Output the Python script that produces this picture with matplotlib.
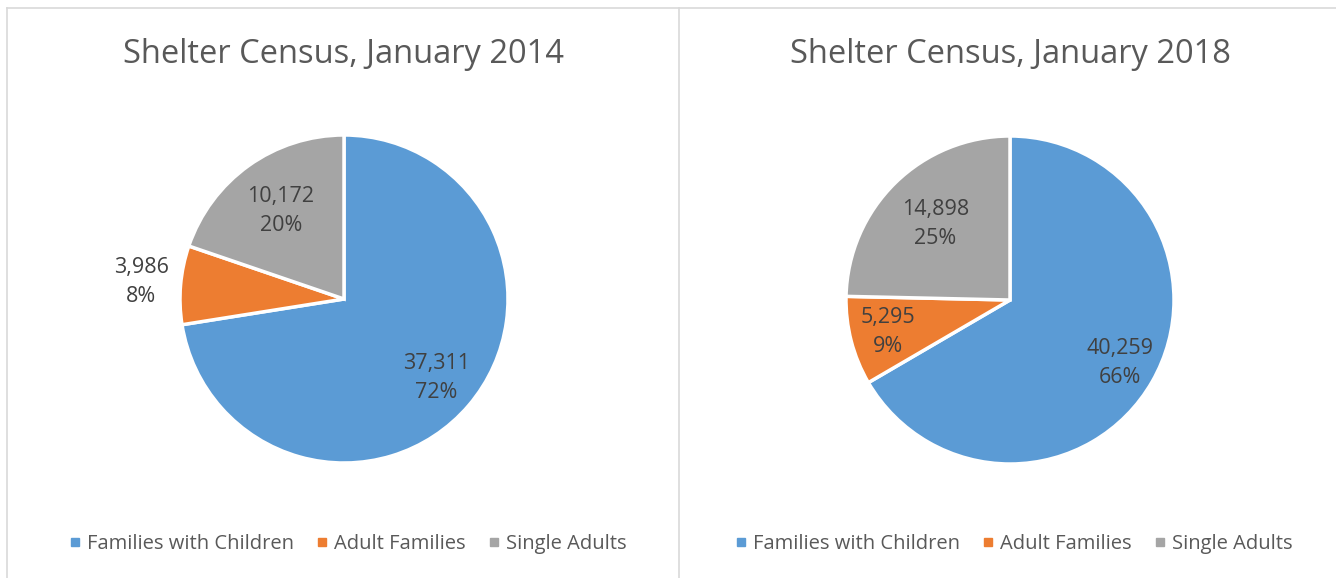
import matplotlib
matplotlib.use("Agg")
import matplotlib.pyplot as plt
from matplotlib.lines import Line2D
import numpy as np

plt.rcParams['font.family'] = ['Open Sans', 'DejaVu Sans']

categories = ["Families with Children", "Adult Families", "Single Adults"]
titles = ["Shelter Census, January 2014", "Shelter Census, January 2018"]
counts_2014 = [37311, 3986, 10172]
counts_2018 = [40259, 5295, 14898]
pct_2014 = [72, 8, 20]
pct_2018 = [66, 9, 25]

colors = ["#5B9BD5", "#ED7D31", "#A5A5A5"]
title_color = "#595959"
label_color = "#404040"
border_color = "#D9D9D9"

W, H = 1336, 578
fig = plt.figure(figsize=(W / 100, H / 100), dpi=100)

# panel borders (pixel positions -> figure fraction)
def fx(px):
    return px / W

def fy(py):
    return 1 - py / H

for xs, ys in [([7, W], [8, 8]), ([7, 7], [8, H]), ([679, 679], [8, H])]:
    fig.add_artist(Line2D([fx(x) for x in xs], [fy(y) for y in ys],
                          color=border_color, lw=1.2, transform=fig.transFigure))

radius_px = 164
panels = [
    dict(cx=344, cy=299, title=titles[0], counts=counts_2014, pct=pct_2014,
         label_r=[0.74, 1.24, 0.66]),
    dict(cx=1010, cy=300, title=titles[1], counts=counts_2018, pct=pct_2018,
         label_r=[0.77, 0.77, 0.65]),
]

for p in panels:
    ax = fig.add_axes([fx(p["cx"] - radius_px), fy(p["cy"] + radius_px),
                       2 * radius_px / W, 2 * radius_px / H])
    wedges, _ = ax.pie(p["counts"], colors=colors, startangle=90, counterclock=False,
                       wedgeprops=dict(edgecolor="white", linewidth=2.5))
    ax.set_xlim(-1, 1)
    ax.set_ylim(-1, 1)
    ax.set_aspect("equal")

    # data labels: value + percent, placed along each slice's mid angle
    for w, v, pc, r in zip(wedges, p["counts"], p["pct"], p["label_r"]):
        ang = np.deg2rad((w.theta1 + w.theta2) / 2)
        ax.text(r * np.cos(ang), r * np.sin(ang), f"{v:,}\n{pc}%",
                ha="center", va="center", fontsize=15.5, color=label_color,
                linespacing=1.5)

    fig.text(fx(p["cx"]), fy(63), p["title"], ha="center", va="baseline",
             fontsize=23.5, color=title_color)

    handles = [Line2D([], [], marker="s", linestyle="", markersize=6, color=c)
               for c in colors]
    fig.legend(handles, categories, loc="center", ncol=3, frameon=False,
               bbox_to_anchor=(fx(p["cx"] + 4), fy(544)), fontsize=14.5,
               labelcolor=title_color, handlelength=0.6, handletextpad=0.3,
               columnspacing=1.1)

fig.savefig("out.png", dpi=100, facecolor="white")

○ ○ ○ ○

Task to carry out:
Take the material above from its first line through the line holding "return px / W" and set it down exactly, without the pictures.

Problem solution:
Output the Python script that produces this picture with matplotlib.
import matplotlib
matplotlib.use("Agg")
import matplotlib.pyplot as plt
from matplotlib.lines import Line2D
import numpy as np

plt.rcParams['font.family'] = ['Open Sans', 'DejaVu Sans']

categories = ["Families with Children", "Adult Families", "Single Adults"]
titles = ["Shelter Census, January 2014", "Shelter Census, January 2018"]
counts_2014 = [37311, 3986, 10172]
counts_2018 = [40259, 5295, 14898]
pct_2014 = [72, 8, 20]
pct_2018 = [66, 9, 25]

colors = ["#5B9BD5", "#ED7D31", "#A5A5A5"]
title_color = "#595959"
label_color = "#404040"
border_color = "#D9D9D9"

W, H = 1336, 578
fig = plt.figure(figsize=(W / 100, H / 100), dpi=100)

# panel borders (pixel positions -> figure fraction)
def fx(px):
    return px / W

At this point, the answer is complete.